The company said that an actuarial valuation of its main defined benefit scheme, carried out as of December 31 2000, “confirmed that the pension scheme remained in surplus at that date”.
“The group is therefore maintaining its contribution holiday,” it said in a statement. “At the end of 2002, under FRS17, the scheme's assets of 385.8 million pounds (573.1 million euros) exceeded the scheme's liabilities by 33.8 million pounds (50.2 million euros).”
FRS17 is a new accounting rule which takes a snapshot of a pension fund’s liabilities.
The DB scheme was close to new entrants on April 1 2002 and replaced with a defined contribution scheme.
The company, the UK’s largest ports operator, reported pre-tax profit for 2002 rose 6% to 138.1 million pounds on turnover of 401.9 million pounds.
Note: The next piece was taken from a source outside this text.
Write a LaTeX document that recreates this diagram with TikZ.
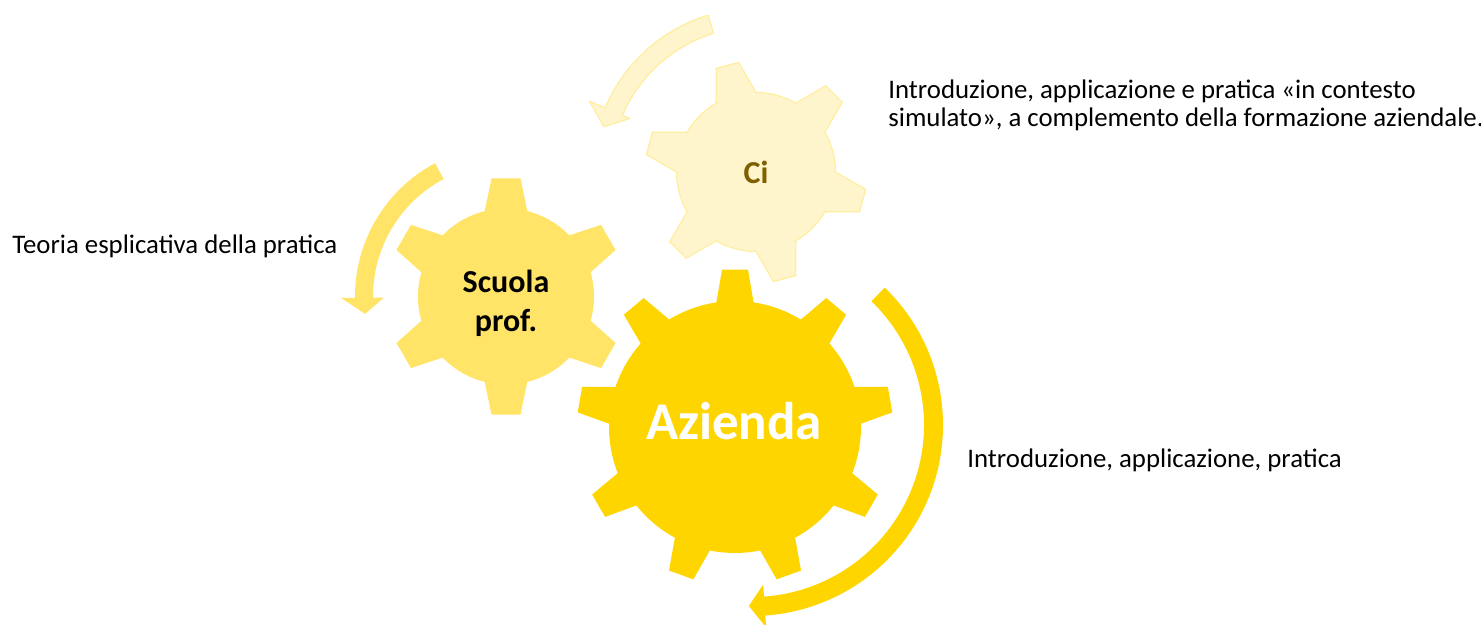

Elsewhere though, it was news as usual in terms of corporate pension deficits. Security firm Chubb said it estimates that it will have to top its UK and overseas pension schemes by a total 18 million pounds in the 2003 financial year.
Merrill Lynch has said corporate pension fund deficits are dragging on the global economic recovery and ratings agency S&P has begun to downgrade stocks due to pension underfunding.